Report back each line of the records that contains the string "this".

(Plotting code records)

================================

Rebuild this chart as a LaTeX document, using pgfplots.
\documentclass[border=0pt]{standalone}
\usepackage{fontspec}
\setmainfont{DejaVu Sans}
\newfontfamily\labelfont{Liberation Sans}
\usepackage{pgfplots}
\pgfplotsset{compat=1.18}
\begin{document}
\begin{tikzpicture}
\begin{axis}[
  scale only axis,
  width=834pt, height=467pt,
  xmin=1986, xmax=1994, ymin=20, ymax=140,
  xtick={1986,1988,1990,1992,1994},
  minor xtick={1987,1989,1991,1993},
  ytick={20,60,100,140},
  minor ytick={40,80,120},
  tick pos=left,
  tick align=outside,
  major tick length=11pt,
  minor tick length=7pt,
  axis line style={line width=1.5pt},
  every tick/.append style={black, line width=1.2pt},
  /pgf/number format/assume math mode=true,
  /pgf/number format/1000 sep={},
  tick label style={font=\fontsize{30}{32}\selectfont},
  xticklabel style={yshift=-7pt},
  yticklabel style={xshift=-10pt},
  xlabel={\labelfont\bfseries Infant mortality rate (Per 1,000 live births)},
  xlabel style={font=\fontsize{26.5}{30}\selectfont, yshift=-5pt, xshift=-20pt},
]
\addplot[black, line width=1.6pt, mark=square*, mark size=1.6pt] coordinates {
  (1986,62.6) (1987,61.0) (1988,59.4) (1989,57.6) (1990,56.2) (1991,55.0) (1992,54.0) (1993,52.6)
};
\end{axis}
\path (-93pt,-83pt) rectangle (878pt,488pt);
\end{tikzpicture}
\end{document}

================================

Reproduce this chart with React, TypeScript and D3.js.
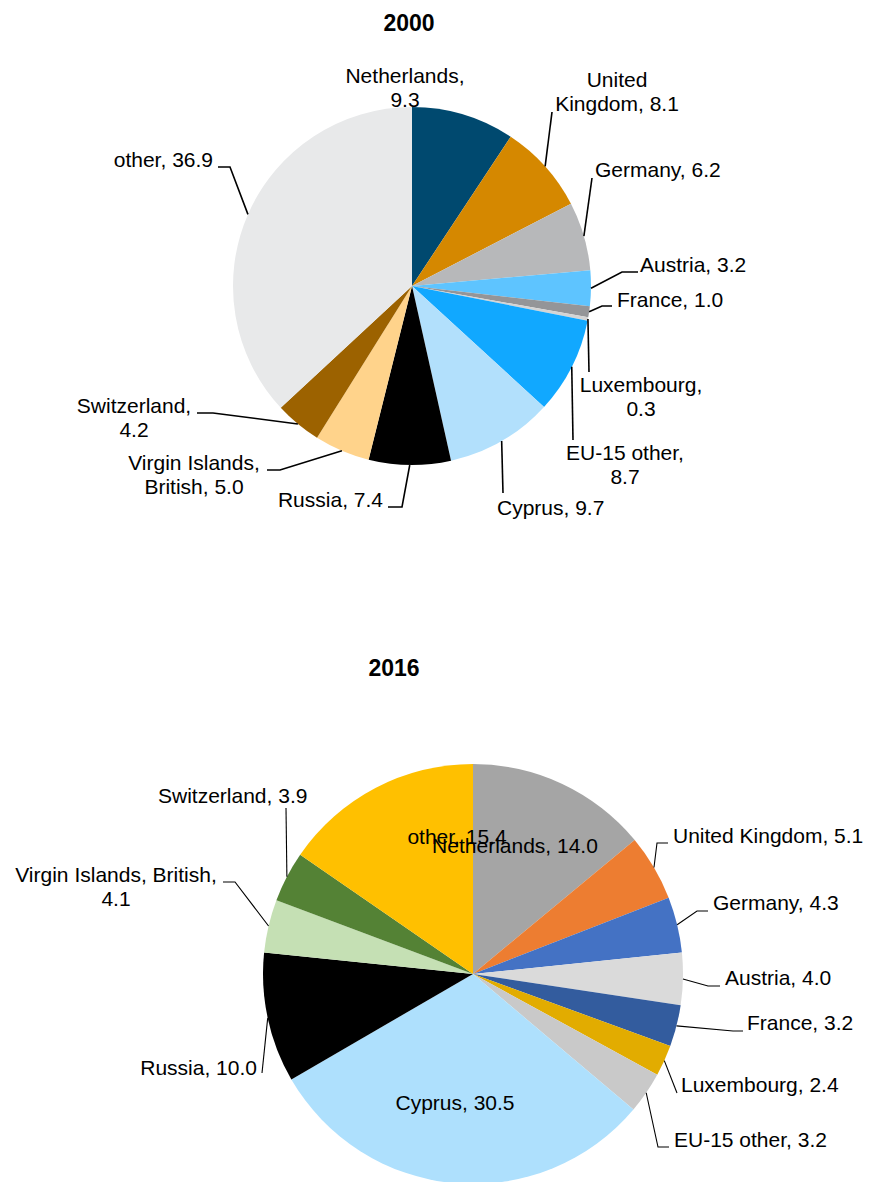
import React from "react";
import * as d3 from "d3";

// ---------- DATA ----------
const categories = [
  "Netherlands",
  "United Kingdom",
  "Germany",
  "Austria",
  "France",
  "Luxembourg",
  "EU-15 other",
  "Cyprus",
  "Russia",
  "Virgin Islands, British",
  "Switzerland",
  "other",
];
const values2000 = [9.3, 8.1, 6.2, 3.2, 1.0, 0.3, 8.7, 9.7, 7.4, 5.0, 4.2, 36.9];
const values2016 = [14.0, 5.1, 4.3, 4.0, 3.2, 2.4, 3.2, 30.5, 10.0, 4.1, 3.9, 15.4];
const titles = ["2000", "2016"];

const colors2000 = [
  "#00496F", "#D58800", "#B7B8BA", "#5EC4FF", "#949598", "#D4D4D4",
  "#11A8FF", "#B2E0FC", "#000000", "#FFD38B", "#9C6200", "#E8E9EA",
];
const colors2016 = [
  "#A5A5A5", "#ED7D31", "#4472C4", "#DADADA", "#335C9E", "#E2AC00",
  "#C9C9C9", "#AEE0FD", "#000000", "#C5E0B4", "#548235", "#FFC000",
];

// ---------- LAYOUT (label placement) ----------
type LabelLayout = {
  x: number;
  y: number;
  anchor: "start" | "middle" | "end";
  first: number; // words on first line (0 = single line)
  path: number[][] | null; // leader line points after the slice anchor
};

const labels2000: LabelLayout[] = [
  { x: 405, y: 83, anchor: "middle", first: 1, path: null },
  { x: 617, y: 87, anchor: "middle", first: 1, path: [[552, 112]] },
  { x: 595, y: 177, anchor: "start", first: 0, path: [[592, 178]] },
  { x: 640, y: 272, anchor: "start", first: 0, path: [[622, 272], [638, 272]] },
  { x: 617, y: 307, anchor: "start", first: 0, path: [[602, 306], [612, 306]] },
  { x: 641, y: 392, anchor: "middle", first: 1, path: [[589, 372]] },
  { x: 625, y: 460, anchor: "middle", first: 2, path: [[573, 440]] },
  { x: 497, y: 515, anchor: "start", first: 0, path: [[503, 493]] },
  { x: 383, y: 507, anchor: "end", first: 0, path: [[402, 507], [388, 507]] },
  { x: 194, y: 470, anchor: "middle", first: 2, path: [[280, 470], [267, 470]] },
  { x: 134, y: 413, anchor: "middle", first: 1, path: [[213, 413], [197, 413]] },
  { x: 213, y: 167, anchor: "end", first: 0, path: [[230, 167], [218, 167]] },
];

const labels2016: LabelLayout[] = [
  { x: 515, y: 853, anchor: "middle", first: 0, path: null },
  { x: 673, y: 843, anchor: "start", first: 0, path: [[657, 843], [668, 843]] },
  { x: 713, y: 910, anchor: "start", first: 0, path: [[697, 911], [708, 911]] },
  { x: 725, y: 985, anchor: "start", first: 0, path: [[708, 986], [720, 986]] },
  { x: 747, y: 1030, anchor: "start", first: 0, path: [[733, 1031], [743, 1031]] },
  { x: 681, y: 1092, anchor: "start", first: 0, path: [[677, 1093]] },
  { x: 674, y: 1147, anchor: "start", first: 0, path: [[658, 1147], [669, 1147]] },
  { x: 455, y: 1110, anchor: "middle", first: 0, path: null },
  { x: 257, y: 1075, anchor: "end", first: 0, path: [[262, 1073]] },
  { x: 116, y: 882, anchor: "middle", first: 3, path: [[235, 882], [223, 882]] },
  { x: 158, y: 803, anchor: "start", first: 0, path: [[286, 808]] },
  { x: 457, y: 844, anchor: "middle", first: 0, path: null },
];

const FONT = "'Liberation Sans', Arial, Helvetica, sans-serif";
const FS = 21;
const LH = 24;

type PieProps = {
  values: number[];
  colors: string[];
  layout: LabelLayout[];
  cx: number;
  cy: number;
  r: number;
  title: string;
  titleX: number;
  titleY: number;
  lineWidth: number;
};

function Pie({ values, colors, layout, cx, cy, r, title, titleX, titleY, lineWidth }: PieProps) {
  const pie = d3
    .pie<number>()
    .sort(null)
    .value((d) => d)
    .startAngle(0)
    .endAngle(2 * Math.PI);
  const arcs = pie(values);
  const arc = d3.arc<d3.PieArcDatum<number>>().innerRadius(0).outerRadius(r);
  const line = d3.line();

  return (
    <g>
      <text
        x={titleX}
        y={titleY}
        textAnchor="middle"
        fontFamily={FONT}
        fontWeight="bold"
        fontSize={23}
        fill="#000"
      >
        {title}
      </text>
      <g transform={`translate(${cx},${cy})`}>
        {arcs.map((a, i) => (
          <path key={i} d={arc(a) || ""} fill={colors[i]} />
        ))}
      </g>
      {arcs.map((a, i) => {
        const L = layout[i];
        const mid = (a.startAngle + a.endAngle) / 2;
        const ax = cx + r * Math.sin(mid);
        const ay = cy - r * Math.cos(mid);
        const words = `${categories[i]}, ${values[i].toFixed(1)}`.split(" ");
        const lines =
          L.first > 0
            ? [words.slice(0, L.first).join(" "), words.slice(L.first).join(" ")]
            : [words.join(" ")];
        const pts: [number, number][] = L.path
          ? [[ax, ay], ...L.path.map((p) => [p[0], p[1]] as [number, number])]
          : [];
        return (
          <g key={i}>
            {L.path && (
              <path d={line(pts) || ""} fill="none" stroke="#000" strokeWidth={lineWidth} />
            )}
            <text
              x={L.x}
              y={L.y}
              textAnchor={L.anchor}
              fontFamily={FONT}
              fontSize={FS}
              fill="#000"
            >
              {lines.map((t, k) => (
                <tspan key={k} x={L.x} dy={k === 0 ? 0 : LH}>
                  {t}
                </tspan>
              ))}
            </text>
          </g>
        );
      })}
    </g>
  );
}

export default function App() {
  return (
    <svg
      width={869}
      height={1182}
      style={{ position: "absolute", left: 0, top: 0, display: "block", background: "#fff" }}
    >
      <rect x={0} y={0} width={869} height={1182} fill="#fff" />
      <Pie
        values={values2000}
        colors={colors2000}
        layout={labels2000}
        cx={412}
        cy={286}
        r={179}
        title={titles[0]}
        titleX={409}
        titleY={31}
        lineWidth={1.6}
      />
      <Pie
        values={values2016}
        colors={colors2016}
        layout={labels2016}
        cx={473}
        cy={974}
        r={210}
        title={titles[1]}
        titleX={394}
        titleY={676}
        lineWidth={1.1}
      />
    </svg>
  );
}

================================

Output of the exercise:
Rebuild this chart as a LaTeX document, using pgfplots.
Reproduce this chart with React, TypeScript and D3.js.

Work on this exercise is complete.